Ветер играет на ветвях и листьях. И сверчки звенят, подхватывая мелодию. Гудят травы…
Ведьмина ночь?
Сегодня?
Я все-таки потерялась во времени. Вот совершенно… не должна быть сегодня. Но сила зовет. Сила кружит голову. И тапочки падают с ног. А я кружусь, кружусь, спеша обняться с луной.
И ветер растягивает волосы.
Обнимает.
Как и когда я оказываюсь на лугу? Не знаю. Главное, теперь я слышу, как поют травы, и земля полнится их голосами. И сами они, напитавшись силой, спешат вынести её вовне. Над лугом поднимается дрожащая зыбь.
Туман?
Он пахнет цветами, всеми и сразу, и от этого запаха голова окончательно идет кругом. И я спешу собрать с лепестков ночную росу.

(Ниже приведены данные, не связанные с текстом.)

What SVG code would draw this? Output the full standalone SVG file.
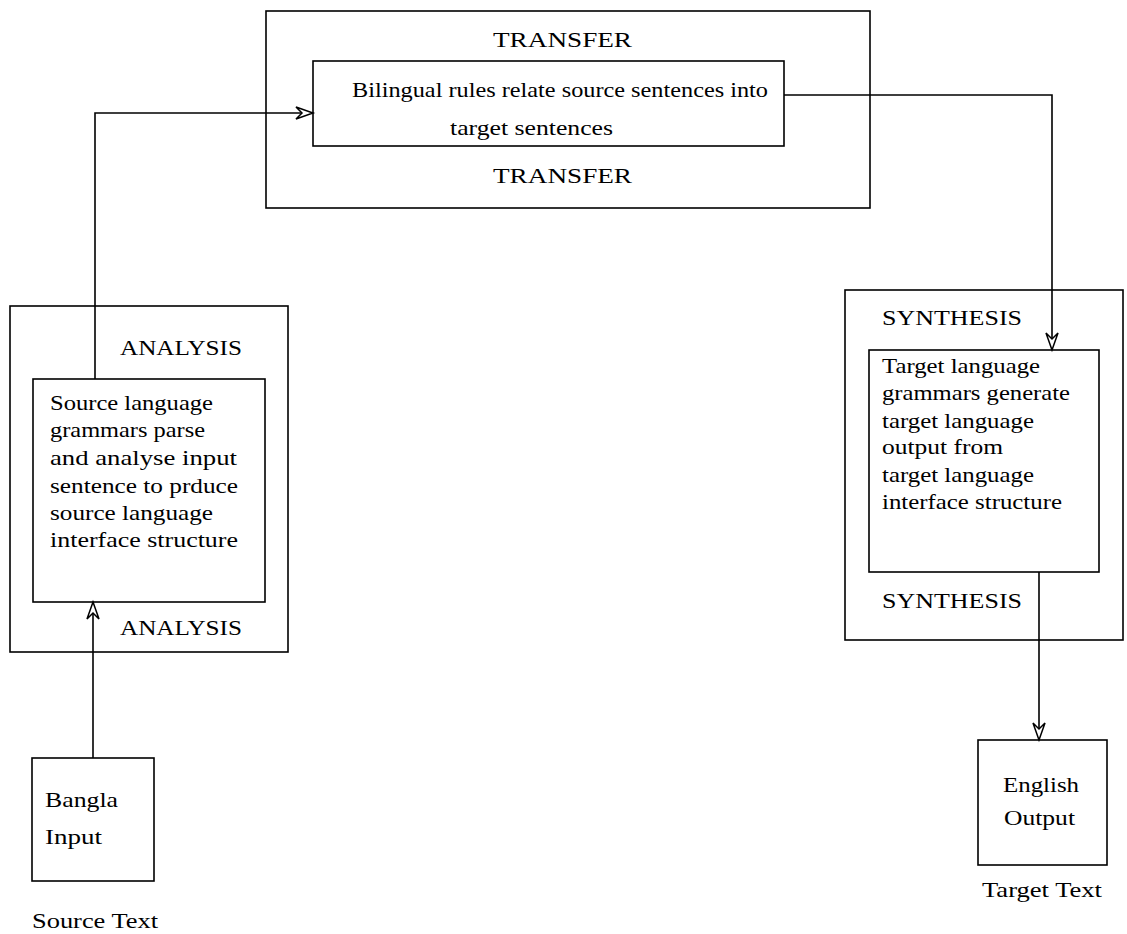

Умоешься и красавицей станешь…
Старое поверье.
Но… умоюсь и стану.
Пусть унесет роса заботы. И болезни… на остров Буян, под камень-горюч… гори и горести, боль и тоску сердечную. И все-то что душе мешает летать. Ныне самое время расправить крылья.
— Ведьма…
Она идет навстречу, дева в золотом наряде, с золотым волосом, с золотою кожей, что покрыта мелкой змеиной чешуей. И глаза у нее тоже змеиные.
— Прости, — говорю ей, остановившись напротив. Руки мои полны росы и протягиваю её. — Я не сумела помочь…
— Отчего же? Он свободен.
— Он мертв.
— То был его выбор. Но он свободен. И я тоже.
— И что теперь?
— Вернусь в отцовы чертоги… а может… — она подставила ладони и роса упала на них невесомыми капельками. — Спасибо… сама я не умею…
Чешуя тает под прикосновениями. И змеиный хвост исчезает, и передо мной встает вдруг девушка, почти обыкновенная, только очень и очень красивая. На ней длинная юбка, прикрывающая босые ноги. И белая блуза смотрится, может, не слишком современно, но… ей идет.
Как и венок из цветов, что вырастают на волосах.
— У реки будут жечь костры, насколько я знаю, — говорю ей. — Или это завтра? Но в городе все равно весело… кафе там. Или клуб…
Не уверена, но подозреваю, что клуб в городе где-то да есть.
— Хорошо. Я… давно не гуляла меж людей. Уже и забыла, до чего неудобно это… привыкну.